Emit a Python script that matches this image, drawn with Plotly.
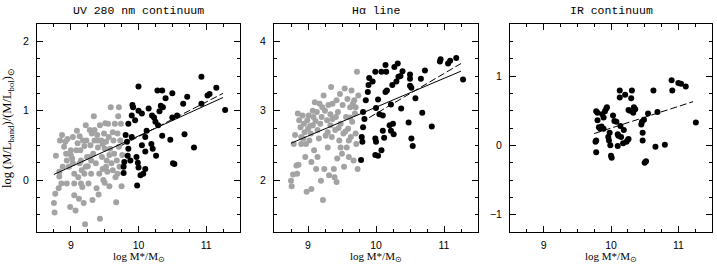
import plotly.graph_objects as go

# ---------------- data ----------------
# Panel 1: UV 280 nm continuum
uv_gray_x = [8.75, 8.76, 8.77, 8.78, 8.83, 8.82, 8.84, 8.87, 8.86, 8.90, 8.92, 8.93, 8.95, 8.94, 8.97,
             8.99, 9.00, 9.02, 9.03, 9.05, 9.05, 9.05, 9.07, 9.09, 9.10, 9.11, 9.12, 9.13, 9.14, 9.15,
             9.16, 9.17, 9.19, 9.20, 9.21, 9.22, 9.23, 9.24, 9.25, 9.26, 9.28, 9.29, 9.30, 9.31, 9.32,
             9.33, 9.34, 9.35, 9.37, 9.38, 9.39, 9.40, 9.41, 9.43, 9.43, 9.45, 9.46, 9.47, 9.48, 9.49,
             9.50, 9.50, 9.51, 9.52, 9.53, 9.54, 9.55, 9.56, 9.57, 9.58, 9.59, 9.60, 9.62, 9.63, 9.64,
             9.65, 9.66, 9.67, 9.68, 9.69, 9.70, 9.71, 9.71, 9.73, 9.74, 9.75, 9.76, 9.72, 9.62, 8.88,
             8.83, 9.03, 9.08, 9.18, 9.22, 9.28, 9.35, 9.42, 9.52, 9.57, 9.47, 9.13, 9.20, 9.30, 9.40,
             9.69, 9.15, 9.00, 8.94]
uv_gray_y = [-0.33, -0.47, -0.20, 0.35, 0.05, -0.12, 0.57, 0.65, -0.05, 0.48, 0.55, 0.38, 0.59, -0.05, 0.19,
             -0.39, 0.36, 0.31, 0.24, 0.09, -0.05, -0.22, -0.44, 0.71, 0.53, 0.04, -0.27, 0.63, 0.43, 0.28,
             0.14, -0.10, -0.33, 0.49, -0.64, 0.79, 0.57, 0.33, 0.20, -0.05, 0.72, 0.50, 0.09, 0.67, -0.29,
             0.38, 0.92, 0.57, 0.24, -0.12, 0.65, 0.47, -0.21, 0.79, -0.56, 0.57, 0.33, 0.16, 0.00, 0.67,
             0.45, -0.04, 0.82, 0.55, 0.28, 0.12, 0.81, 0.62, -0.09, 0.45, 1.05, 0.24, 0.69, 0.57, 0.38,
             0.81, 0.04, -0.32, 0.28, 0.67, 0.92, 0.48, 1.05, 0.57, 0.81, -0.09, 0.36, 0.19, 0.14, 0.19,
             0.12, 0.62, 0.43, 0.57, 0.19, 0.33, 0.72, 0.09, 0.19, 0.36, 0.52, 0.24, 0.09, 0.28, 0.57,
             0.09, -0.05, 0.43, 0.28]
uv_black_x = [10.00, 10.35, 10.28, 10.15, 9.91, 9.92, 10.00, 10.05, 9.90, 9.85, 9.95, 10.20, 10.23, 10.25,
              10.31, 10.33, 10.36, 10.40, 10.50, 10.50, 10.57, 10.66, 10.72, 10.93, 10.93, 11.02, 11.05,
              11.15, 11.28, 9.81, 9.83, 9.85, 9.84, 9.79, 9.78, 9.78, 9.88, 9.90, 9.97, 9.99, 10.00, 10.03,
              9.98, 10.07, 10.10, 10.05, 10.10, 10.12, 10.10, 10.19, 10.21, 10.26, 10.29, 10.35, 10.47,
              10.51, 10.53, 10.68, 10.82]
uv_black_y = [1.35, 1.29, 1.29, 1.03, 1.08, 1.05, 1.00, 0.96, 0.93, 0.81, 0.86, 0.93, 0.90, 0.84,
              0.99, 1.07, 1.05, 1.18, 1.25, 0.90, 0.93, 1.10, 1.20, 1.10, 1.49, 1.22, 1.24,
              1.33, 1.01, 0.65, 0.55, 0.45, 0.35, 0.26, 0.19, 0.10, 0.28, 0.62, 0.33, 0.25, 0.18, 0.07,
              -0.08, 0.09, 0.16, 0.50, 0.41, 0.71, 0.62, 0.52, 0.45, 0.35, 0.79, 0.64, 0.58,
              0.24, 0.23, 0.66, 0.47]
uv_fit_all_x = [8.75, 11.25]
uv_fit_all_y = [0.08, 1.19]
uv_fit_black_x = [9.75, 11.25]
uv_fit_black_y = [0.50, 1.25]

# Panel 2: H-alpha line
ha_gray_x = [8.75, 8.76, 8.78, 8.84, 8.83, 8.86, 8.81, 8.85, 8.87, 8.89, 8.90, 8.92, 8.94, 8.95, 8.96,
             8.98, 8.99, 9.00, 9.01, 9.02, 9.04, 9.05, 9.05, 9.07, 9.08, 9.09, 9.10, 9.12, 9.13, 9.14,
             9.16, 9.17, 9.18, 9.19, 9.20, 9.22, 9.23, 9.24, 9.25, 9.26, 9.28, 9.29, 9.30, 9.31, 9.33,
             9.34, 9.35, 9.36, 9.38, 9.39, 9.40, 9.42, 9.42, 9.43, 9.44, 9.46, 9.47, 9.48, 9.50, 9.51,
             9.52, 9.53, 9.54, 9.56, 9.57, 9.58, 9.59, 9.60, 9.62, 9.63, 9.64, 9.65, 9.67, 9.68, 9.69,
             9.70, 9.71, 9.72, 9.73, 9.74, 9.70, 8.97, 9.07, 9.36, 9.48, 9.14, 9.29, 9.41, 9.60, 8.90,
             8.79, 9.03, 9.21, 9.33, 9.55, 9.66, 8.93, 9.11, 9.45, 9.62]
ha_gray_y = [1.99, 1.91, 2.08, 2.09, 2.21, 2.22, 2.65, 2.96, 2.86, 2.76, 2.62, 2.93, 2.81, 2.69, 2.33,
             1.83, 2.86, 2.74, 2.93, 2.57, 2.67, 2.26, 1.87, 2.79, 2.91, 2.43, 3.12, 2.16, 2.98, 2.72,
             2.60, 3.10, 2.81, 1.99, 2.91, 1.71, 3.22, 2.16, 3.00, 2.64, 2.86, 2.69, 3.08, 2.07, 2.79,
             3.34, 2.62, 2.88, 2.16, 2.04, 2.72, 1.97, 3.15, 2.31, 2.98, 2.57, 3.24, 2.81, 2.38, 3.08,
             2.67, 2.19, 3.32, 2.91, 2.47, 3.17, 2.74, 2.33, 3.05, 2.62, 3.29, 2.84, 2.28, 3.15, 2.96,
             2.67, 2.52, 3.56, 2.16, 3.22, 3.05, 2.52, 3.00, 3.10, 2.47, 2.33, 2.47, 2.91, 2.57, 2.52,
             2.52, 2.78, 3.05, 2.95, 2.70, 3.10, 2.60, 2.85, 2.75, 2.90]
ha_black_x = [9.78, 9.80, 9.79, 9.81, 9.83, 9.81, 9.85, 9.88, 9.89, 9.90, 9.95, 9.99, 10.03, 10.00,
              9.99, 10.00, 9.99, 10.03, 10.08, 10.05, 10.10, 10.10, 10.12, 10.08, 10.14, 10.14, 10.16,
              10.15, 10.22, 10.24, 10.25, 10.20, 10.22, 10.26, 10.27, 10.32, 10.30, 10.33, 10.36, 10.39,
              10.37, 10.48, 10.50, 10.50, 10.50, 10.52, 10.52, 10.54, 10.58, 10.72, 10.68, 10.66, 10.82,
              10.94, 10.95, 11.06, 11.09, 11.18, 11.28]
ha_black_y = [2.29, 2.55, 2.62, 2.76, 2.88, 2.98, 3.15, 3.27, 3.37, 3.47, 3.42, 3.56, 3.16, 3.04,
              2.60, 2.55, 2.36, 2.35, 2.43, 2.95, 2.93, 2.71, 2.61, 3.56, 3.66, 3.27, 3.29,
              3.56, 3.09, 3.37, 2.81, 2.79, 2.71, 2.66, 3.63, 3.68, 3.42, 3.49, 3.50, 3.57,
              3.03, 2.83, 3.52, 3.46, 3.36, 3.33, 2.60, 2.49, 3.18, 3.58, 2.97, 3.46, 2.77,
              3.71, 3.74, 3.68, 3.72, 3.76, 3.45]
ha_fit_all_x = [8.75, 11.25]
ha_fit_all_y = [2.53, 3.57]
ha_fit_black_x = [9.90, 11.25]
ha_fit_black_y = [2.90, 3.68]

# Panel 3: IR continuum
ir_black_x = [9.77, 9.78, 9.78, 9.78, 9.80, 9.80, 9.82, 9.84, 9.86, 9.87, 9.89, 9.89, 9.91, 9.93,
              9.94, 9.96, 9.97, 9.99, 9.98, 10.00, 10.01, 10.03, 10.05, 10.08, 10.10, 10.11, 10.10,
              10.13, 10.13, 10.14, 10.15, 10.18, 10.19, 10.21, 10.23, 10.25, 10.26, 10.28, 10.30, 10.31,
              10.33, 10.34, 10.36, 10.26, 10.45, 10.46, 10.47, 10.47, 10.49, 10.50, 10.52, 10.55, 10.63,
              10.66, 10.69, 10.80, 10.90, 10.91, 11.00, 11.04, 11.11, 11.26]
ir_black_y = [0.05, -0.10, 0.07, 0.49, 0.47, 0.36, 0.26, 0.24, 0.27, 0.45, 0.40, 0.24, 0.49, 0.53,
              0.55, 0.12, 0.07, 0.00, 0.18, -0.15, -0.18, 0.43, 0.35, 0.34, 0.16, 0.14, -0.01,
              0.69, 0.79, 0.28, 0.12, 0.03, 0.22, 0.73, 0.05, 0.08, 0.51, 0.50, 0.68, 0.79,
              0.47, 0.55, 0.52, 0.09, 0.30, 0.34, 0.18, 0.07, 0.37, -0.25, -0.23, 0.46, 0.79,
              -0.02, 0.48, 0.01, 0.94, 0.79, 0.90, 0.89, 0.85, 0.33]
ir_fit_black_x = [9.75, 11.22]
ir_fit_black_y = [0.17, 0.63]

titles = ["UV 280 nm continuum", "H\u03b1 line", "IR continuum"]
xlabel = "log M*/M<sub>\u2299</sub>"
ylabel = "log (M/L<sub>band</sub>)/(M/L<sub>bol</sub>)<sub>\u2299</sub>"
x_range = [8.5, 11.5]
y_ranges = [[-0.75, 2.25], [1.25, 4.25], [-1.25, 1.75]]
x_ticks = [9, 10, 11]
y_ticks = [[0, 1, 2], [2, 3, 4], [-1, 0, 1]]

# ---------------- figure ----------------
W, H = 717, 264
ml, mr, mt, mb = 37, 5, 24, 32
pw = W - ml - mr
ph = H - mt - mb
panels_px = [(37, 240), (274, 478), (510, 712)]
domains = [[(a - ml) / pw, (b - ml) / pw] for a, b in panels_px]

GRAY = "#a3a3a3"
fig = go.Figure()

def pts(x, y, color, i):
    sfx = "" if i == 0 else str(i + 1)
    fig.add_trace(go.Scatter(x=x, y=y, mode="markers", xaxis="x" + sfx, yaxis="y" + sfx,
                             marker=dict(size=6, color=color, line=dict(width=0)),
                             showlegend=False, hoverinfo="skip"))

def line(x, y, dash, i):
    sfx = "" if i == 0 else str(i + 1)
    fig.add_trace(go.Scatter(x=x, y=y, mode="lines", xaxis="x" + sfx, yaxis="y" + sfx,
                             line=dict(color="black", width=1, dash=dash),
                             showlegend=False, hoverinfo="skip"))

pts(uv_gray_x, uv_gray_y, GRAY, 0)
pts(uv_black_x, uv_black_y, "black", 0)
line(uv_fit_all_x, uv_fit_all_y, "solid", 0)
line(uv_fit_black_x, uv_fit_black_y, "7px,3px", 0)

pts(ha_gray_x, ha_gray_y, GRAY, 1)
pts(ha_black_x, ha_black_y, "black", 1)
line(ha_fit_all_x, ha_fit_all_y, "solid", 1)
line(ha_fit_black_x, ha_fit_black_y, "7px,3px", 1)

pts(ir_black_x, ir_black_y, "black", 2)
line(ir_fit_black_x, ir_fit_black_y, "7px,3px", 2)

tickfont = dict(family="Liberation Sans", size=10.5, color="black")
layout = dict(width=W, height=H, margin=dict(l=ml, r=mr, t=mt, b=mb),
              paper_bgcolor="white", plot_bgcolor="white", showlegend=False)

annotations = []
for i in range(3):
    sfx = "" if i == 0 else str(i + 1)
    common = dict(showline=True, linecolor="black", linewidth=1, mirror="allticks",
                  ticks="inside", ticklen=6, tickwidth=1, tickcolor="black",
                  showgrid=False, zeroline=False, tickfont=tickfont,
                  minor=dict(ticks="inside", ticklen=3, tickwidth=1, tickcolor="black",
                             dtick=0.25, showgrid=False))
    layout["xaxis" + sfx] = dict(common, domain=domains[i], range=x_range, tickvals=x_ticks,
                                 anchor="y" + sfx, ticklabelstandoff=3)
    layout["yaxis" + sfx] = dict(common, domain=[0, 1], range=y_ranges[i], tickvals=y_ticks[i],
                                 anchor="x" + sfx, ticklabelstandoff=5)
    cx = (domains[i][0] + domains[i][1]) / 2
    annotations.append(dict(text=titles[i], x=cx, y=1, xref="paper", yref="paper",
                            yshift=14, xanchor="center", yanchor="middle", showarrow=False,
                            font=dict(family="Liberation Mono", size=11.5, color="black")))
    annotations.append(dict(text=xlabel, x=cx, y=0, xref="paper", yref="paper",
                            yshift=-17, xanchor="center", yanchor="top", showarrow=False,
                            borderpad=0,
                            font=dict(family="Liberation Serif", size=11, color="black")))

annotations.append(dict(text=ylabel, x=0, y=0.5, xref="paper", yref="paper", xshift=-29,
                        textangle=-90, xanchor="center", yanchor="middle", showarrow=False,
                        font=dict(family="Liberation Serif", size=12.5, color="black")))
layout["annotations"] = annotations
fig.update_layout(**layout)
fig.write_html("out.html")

---

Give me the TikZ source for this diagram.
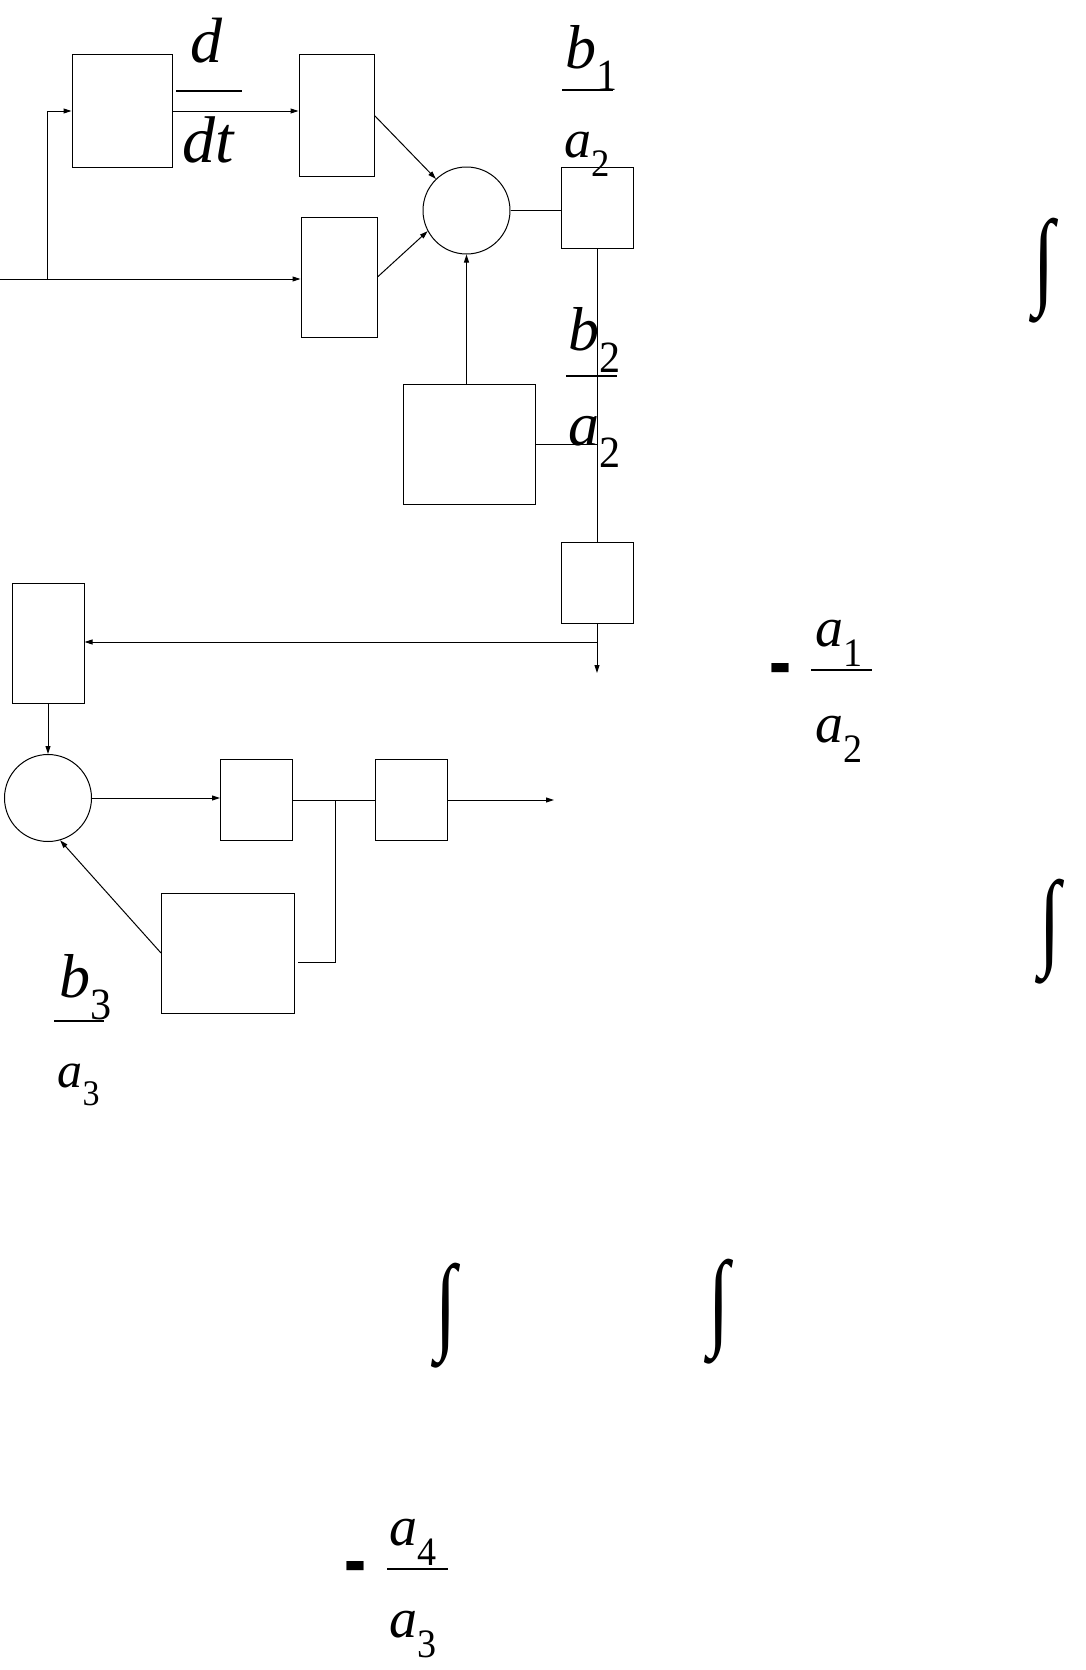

Task description —
Both the line with "Emit a Python" and the line with "import plotly.graph_objects as go" are included: reproduce them and every line between, exactly, with pictures omitted.

Right answer —
Emit a Python script that matches this image, drawn with Plotly.
import plotly.graph_objects as go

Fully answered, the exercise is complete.